Prompt: Your task is to transcribe the data in full.

Available data:
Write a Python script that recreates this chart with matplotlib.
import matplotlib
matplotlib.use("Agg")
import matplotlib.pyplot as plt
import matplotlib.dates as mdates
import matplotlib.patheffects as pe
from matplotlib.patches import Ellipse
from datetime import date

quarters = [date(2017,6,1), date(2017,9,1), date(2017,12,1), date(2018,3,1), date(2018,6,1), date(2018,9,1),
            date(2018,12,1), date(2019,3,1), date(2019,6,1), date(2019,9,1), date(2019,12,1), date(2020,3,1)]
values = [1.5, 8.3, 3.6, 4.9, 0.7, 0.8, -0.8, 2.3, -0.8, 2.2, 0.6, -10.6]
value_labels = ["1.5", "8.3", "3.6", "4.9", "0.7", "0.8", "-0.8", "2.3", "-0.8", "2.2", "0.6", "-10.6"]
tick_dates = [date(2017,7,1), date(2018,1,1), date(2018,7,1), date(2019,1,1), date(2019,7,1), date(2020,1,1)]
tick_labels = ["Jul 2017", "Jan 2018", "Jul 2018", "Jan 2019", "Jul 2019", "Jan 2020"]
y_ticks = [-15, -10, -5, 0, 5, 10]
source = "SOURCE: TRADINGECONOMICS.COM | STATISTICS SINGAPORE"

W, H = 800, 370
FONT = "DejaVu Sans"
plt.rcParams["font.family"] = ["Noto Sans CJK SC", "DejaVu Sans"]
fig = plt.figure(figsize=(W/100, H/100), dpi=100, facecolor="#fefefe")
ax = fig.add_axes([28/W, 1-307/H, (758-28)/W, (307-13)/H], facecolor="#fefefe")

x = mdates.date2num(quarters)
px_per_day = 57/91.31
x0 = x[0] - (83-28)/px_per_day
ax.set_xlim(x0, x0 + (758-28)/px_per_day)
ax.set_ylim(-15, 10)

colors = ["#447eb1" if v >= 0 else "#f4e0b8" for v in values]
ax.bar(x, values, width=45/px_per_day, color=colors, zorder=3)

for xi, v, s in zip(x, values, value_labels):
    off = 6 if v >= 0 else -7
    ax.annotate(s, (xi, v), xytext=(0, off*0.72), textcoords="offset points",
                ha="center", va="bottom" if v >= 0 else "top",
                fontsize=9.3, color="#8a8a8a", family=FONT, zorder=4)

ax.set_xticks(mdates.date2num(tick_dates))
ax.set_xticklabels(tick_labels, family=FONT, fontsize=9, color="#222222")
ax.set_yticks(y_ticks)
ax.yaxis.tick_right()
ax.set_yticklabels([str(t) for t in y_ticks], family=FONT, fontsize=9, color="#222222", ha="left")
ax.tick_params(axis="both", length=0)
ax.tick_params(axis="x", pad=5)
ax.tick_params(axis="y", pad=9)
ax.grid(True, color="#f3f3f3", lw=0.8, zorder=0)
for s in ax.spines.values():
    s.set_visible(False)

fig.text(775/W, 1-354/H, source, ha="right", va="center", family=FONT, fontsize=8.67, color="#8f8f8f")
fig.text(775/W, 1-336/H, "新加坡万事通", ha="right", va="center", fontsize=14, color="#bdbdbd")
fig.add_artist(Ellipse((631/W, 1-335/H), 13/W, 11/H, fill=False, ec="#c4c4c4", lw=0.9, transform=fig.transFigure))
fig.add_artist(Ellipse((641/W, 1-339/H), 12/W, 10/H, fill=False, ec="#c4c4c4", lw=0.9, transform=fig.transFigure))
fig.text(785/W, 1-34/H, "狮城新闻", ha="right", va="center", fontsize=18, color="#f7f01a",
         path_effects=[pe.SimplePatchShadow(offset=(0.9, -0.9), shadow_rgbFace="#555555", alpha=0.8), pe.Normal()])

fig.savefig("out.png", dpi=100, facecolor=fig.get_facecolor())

Complete response:
Write a Python script that recreates this chart with matplotlib.
import matplotlib
matplotlib.use("Agg")
import matplotlib.pyplot as plt
import matplotlib.dates as mdates
import matplotlib.patheffects as pe
from matplotlib.patches import Ellipse
from datetime import date

quarters = [date(2017,6,1), date(2017,9,1), date(2017,12,1), date(2018,3,1), date(2018,6,1), date(2018,9,1),
            date(2018,12,1), date(2019,3,1), date(2019,6,1), date(2019,9,1), date(2019,12,1), date(2020,3,1)]
values = [1.5, 8.3, 3.6, 4.9, 0.7, 0.8, -0.8, 2.3, -0.8, 2.2, 0.6, -10.6]
value_labels = ["1.5", "8.3", "3.6", "4.9", "0.7", "0.8", "-0.8", "2.3", "-0.8", "2.2", "0.6", "-10.6"]
tick_dates = [date(2017,7,1), date(2018,1,1), date(2018,7,1), date(2019,1,1), date(2019,7,1), date(2020,1,1)]
tick_labels = ["Jul 2017", "Jan 2018", "Jul 2018", "Jan 2019", "Jul 2019", "Jan 2020"]
y_ticks = [-15, -10, -5, 0, 5, 10]
source = "SOURCE: TRADINGECONOMICS.COM | STATISTICS SINGAPORE"

W, H = 800, 370
FONT = "DejaVu Sans"
plt.rcParams["font.family"] = ["Noto Sans CJK SC", "DejaVu Sans"]
fig = plt.figure(figsize=(W/100, H/100), dpi=100, facecolor="#fefefe")
ax = fig.add_axes([28/W, 1-307/H, (758-28)/W, (307-13)/H], facecolor="#fefefe")

x = mdates.date2num(quarters)
px_per_day = 57/91.31
x0 = x[0] - (83-28)/px_per_day
ax.set_xlim(x0, x0 + (758-28)/px_per_day)
ax.set_ylim(-15, 10)

colors = ["#447eb1" if v >= 0 else "#f4e0b8" for v in values]
ax.bar(x, values, width=45/px_per_day, color=colors, zorder=3)

for xi, v, s in zip(x, values, value_labels):
    off = 6 if v >= 0 else -7
    ax.annotate(s, (xi, v), xytext=(0, off*0.72), textcoords="offset points",
                ha="center", va="bottom" if v >= 0 else "top",
                fontsize=9.3, color="#8a8a8a", family=FONT, zorder=4)

ax.set_xticks(mdates.date2num(tick_dates))
ax.set_xticklabels(tick_labels, family=FONT, fontsize=9, color="#222222")
ax.set_yticks(y_ticks)
ax.yaxis.tick_right()
ax.set_yticklabels([str(t) for t in y_ticks], family=FONT, fontsize=9, color="#222222", ha="left")
ax.tick_params(axis="both", length=0)
ax.tick_params(axis="x", pad=5)
ax.tick_params(axis="y", pad=9)
ax.grid(True, color="#f3f3f3", lw=0.8, zorder=0)
for s in ax.spines.values():
    s.set_visible(False)

fig.text(775/W, 1-354/H, source, ha="right", va="center", family=FONT, fontsize=8.67, color="#8f8f8f")
fig.text(775/W, 1-336/H, "新加坡万事通", ha="right", va="center", fontsize=14, color="#bdbdbd")
fig.add_artist(Ellipse((631/W, 1-335/H), 13/W, 11/H, fill=False, ec="#c4c4c4", lw=0.9, transform=fig.transFigure))
fig.add_artist(Ellipse((641/W, 1-339/H), 12/W, 10/H, fill=False, ec="#c4c4c4", lw=0.9, transform=fig.transFigure))
fig.text(785/W, 1-34/H, "狮城新闻", ha="right", va="center", fontsize=18, color="#f7f01a",
         path_effects=[pe.SimplePatchShadow(offset=(0.9, -0.9), shadow_rgbFace="#555555", alpha=0.8), pe.Normal()])

fig.savefig("out.png", dpi=100, facecolor=fig.get_facecolor())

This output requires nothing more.